* [Items from a data source]:

────────────────

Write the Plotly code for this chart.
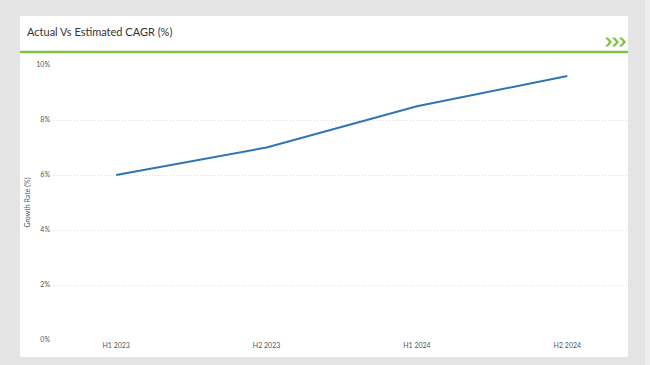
import plotly.graph_objects as go

periods = ["H1 2023", "H2 2023", "H1 2024", "H2 2024"]
growth_rate = [6.0, 7.0, 8.5, 9.6]
y_ticks = [0, 2, 4, 6, 8, 10]
y_tick_labels = [f"{v}%" for v in y_ticks]

W, H = 650, 365
L, R, T, B = 53, 21, 65, 25
pw, ph = W - L - R, H - T - B

def px(x):
    return (x - L) / pw

def py(y):
    return (H - B - y) / ph

fig = go.Figure()
fig.add_trace(go.Scatter(
    x=periods, y=growth_rate, mode="lines",
    line=dict(color="#2e75b6", width=2),
    hoverinfo="x+y", showlegend=False,
))

shapes = [
    dict(type="rect", xref="paper", yref="paper", x0=px(20), x1=px(628), y0=py(357), y1=py(16),
         fillcolor="white", line=dict(width=0), layer="below"),
    dict(type="line", xref="paper", yref="paper", x0=px(20), x1=px(628), y0=py(52), y1=py(52),
         line=dict(color="#7dc242", width=2.5), layer="above"),
    dict(type="rect", xref="paper", yref="paper", x0=px(645), x1=px(652), y0=py(366), y1=py(-1),
         fillcolor="#eeeeee", line=dict(width=0), layer="below"),
]
for cx in [605, 612, 619]:
    path = "M 0 4.5 L 3 4.5 L 7 0 L 3 -4.5 L 0 -4.5 L 4 0 Z"
    shapes.append(dict(type="path", xref="paper", yref="paper", xsizemode="pixel", ysizemode="pixel",
                       xanchor=px(cx), yanchor=py(42), path=path,
                       fillcolor="#7dc242", line=dict(width=0), layer="above"))

fig.update_layout(
    width=W, height=H,
    margin=dict(l=L, r=R, t=T, b=B),
    paper_bgcolor="#e4e4e4",
    plot_bgcolor="rgba(0,0,0,0)",
    font=dict(family="Lato, Open Sans, sans-serif", color="#555555", size=7),
    shapes=shapes,
    annotations=[
        dict(text="Actual Vs Estimated CAGR (%)", xref="paper", yref="paper",
             x=px(25), y=py(32), xanchor="left", yanchor="middle", showarrow=False,
             font=dict(size=11, color="#333333", family="Lato, Open Sans, sans-serif")),
    ],
    xaxis=dict(
        type="category", range=[-0.42, 3.41], showgrid=False, zeroline=False, showline=False,
        ticks="", tickfont=dict(size=7, color="#555555"), fixedrange=True,
    ),
    yaxis=dict(
        range=[0, 10], tickmode="array", tickvals=y_ticks, ticktext=y_tick_labels, showgrid=True,
        gridcolor="#dcdcdc", griddash="1px,2px", gridwidth=1, zeroline=False, showline=False,
        tickfont=dict(size=7, color="#555555"), ticks="", ticklabelstandoff=2,
        title=dict(text="Growth Rate (%)", font=dict(size=7, color="#555555"), standoff=4),
        fixedrange=True,
    ),
)

fig.write_html("out.html", config={"displayModeBar": False},
               post_script="document.body.style.margin='0';document.body.style.background='#e4e4e4';")
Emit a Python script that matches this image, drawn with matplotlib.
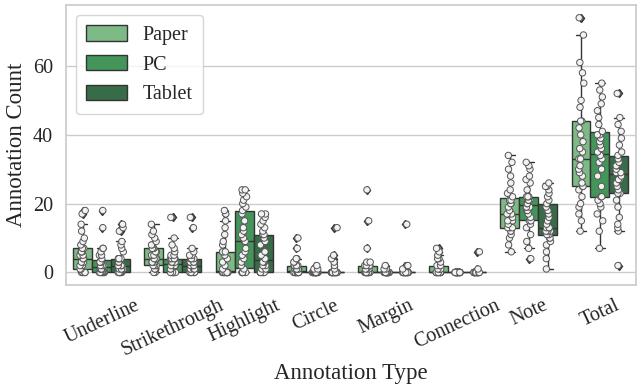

────────────────

* [Exercise aim]: From the records given above, reproduce all text exactly and exclude each picture.

* [Exercise solution]:
Write the Plotly code for this chart.
import plotly.graph_objects as go

periods = ["H1 2023", "H2 2023", "H1 2024", "H2 2024"]
growth_rate = [6.0, 7.0, 8.5, 9.6]
y_ticks = [0, 2, 4, 6, 8, 10]
y_tick_labels = [f"{v}%" for v in y_ticks]

W, H = 650, 365
L, R, T, B = 53, 21, 65, 25
pw, ph = W - L - R, H - T - B

def px(x):
    return (x - L) / pw

def py(y):
    return (H - B - y) / ph

fig = go.Figure()
fig.add_trace(go.Scatter(
    x=periods, y=growth_rate, mode="lines",
    line=dict(color="#2e75b6", width=2),
    hoverinfo="x+y", showlegend=False,
))

shapes = [
    dict(type="rect", xref="paper", yref="paper", x0=px(20), x1=px(628), y0=py(357), y1=py(16),
         fillcolor="white", line=dict(width=0), layer="below"),
    dict(type="line", xref="paper", yref="paper", x0=px(20), x1=px(628), y0=py(52), y1=py(52),
         line=dict(color="#7dc242", width=2.5), layer="above"),
    dict(type="rect", xref="paper", yref="paper", x0=px(645), x1=px(652), y0=py(366), y1=py(-1),
         fillcolor="#eeeeee", line=dict(width=0), layer="below"),
]
for cx in [605, 612, 619]:
    path = "M 0 4.5 L 3 4.5 L 7 0 L 3 -4.5 L 0 -4.5 L 4 0 Z"
    shapes.append(dict(type="path", xref="paper", yref="paper", xsizemode="pixel", ysizemode="pixel",
                       xanchor=px(cx), yanchor=py(42), path=path,
                       fillcolor="#7dc242", line=dict(width=0), layer="above"))

fig.update_layout(
    width=W, height=H,
    margin=dict(l=L, r=R, t=T, b=B),
    paper_bgcolor="#e4e4e4",
    plot_bgcolor="rgba(0,0,0,0)",
    font=dict(family="Lato, Open Sans, sans-serif", color="#555555", size=7),
    shapes=shapes,
    annotations=[
        dict(text="Actual Vs Estimated CAGR (%)", xref="paper", yref="paper",
             x=px(25), y=py(32), xanchor="left", yanchor="middle", showarrow=False,
             font=dict(size=11, color="#333333", family="Lato, Open Sans, sans-serif")),
    ],
    xaxis=dict(
        type="category", range=[-0.42, 3.41], showgrid=False, zeroline=False, showline=False,
        ticks="", tickfont=dict(size=7, color="#555555"), fixedrange=True,
    ),
    yaxis=dict(
        range=[0, 10], tickmode="array", tickvals=y_ticks, ticktext=y_tick_labels, showgrid=True,
        gridcolor="#dcdcdc", griddash="1px,2px", gridwidth=1, zeroline=False, showline=False,
        tickfont=dict(size=7, color="#555555"), ticks="", ticklabelstandoff=2,
        title=dict(text="Growth Rate (%)", font=dict(size=7, color="#555555"), standoff=4),
        fixedrange=True,
    ),
)

fig.write_html("out.html", config={"displayModeBar": False},
               post_script="document.body.style.margin='0';document.body.style.background='#e4e4e4';")
Emit a Python script that matches this image, drawn with matplotlib.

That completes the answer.